Data section:
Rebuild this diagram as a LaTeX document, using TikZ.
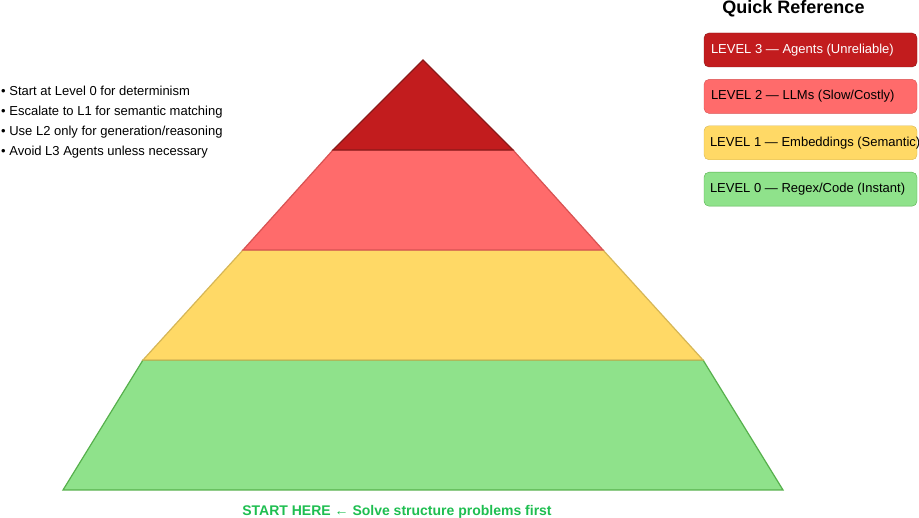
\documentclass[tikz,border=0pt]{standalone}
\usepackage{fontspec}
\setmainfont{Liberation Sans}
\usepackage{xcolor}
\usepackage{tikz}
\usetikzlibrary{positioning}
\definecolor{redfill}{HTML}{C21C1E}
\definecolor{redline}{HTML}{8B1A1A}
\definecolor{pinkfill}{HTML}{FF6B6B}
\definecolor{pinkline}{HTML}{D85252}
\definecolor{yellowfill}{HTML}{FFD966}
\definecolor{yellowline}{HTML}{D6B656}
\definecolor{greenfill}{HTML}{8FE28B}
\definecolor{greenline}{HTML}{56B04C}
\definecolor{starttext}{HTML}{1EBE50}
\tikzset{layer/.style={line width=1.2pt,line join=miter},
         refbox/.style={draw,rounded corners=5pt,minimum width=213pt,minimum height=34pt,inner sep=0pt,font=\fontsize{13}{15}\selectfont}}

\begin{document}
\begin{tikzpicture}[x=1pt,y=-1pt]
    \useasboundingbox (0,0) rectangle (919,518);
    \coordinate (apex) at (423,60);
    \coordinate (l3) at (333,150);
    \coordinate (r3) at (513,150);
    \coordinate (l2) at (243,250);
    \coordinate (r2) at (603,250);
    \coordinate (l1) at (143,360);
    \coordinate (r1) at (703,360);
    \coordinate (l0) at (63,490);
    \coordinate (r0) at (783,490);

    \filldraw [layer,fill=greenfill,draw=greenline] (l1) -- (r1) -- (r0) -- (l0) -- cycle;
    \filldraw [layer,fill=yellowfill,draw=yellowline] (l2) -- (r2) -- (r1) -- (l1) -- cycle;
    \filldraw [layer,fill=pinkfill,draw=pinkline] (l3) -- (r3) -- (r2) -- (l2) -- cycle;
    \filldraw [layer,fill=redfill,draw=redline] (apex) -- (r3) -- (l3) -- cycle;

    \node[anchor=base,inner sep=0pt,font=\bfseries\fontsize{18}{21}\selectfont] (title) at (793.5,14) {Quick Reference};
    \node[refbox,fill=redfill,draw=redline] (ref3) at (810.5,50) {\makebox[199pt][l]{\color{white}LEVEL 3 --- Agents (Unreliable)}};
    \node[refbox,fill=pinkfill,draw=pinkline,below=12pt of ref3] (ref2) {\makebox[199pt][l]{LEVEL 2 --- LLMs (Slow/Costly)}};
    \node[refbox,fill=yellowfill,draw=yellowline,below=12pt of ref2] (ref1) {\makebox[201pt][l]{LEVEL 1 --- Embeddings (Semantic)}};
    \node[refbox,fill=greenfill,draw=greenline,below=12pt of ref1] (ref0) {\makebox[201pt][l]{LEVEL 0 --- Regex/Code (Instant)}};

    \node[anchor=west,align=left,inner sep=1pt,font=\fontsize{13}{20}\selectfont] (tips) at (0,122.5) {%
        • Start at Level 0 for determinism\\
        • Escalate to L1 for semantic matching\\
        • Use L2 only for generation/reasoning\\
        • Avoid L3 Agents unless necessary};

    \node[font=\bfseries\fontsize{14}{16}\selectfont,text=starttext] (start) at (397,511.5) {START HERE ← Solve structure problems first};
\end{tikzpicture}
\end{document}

Stated goal: Copy the listing word for word, excluding its pictures.

Task response:
Rebuild this diagram as a LaTeX document, using TikZ.
\documentclass[tikz,border=0pt]{standalone}
\usepackage{fontspec}
\setmainfont{Liberation Sans}
\usepackage{xcolor}
\usepackage{tikz}
\usetikzlibrary{positioning}
\definecolor{redfill}{HTML}{C21C1E}
\definecolor{redline}{HTML}{8B1A1A}
\definecolor{pinkfill}{HTML}{FF6B6B}
\definecolor{pinkline}{HTML}{D85252}
\definecolor{yellowfill}{HTML}{FFD966}
\definecolor{yellowline}{HTML}{D6B656}
\definecolor{greenfill}{HTML}{8FE28B}
\definecolor{greenline}{HTML}{56B04C}
\definecolor{starttext}{HTML}{1EBE50}
\tikzset{layer/.style={line width=1.2pt,line join=miter},
         refbox/.style={draw,rounded corners=5pt,minimum width=213pt,minimum height=34pt,inner sep=0pt,font=\fontsize{13}{15}\selectfont}}

\begin{document}
\begin{tikzpicture}[x=1pt,y=-1pt]
    \useasboundingbox (0,0) rectangle (919,518);
    \coordinate (apex) at (423,60);
    \coordinate (l3) at (333,150);
    \coordinate (r3) at (513,150);
    \coordinate (l2) at (243,250);
    \coordinate (r2) at (603,250);
    \coordinate (l1) at (143,360);
    \coordinate (r1) at (703,360);
    \coordinate (l0) at (63,490);
    \coordinate (r0) at (783,490);

    \filldraw [layer,fill=greenfill,draw=greenline] (l1) -- (r1) -- (r0) -- (l0) -- cycle;
    \filldraw [layer,fill=yellowfill,draw=yellowline] (l2) -- (r2) -- (r1) -- (l1) -- cycle;
    \filldraw [layer,fill=pinkfill,draw=pinkline] (l3) -- (r3) -- (r2) -- (l2) -- cycle;
    \filldraw [layer,fill=redfill,draw=redline] (apex) -- (r3) -- (l3) -- cycle;

    \node[anchor=base,inner sep=0pt,font=\bfseries\fontsize{18}{21}\selectfont] (title) at (793.5,14) {Quick Reference};
    \node[refbox,fill=redfill,draw=redline] (ref3) at (810.5,50) {\makebox[199pt][l]{\color{white}LEVEL 3 --- Agents (Unreliable)}};
    \node[refbox,fill=pinkfill,draw=pinkline,below=12pt of ref3] (ref2) {\makebox[199pt][l]{LEVEL 2 --- LLMs (Slow/Costly)}};
    \node[refbox,fill=yellowfill,draw=yellowline,below=12pt of ref2] (ref1) {\makebox[201pt][l]{LEVEL 1 --- Embeddings (Semantic)}};
    \node[refbox,fill=greenfill,draw=greenline,below=12pt of ref1] (ref0) {\makebox[201pt][l]{LEVEL 0 --- Regex/Code (Instant)}};

    \node[anchor=west,align=left,inner sep=1pt,font=\fontsize{13}{20}\selectfont] (tips) at (0,122.5) {%
        • Start at Level 0 for determinism\\
        • Escalate to L1 for semantic matching\\
        • Use L2 only for generation/reasoning\\
        • Avoid L3 Agents unless necessary};

    \node[font=\bfseries\fontsize{14}{16}\selectfont,text=starttext] (start) at (397,511.5) {START HERE ← Solve structure problems first};
\end{tikzpicture}
\end{document}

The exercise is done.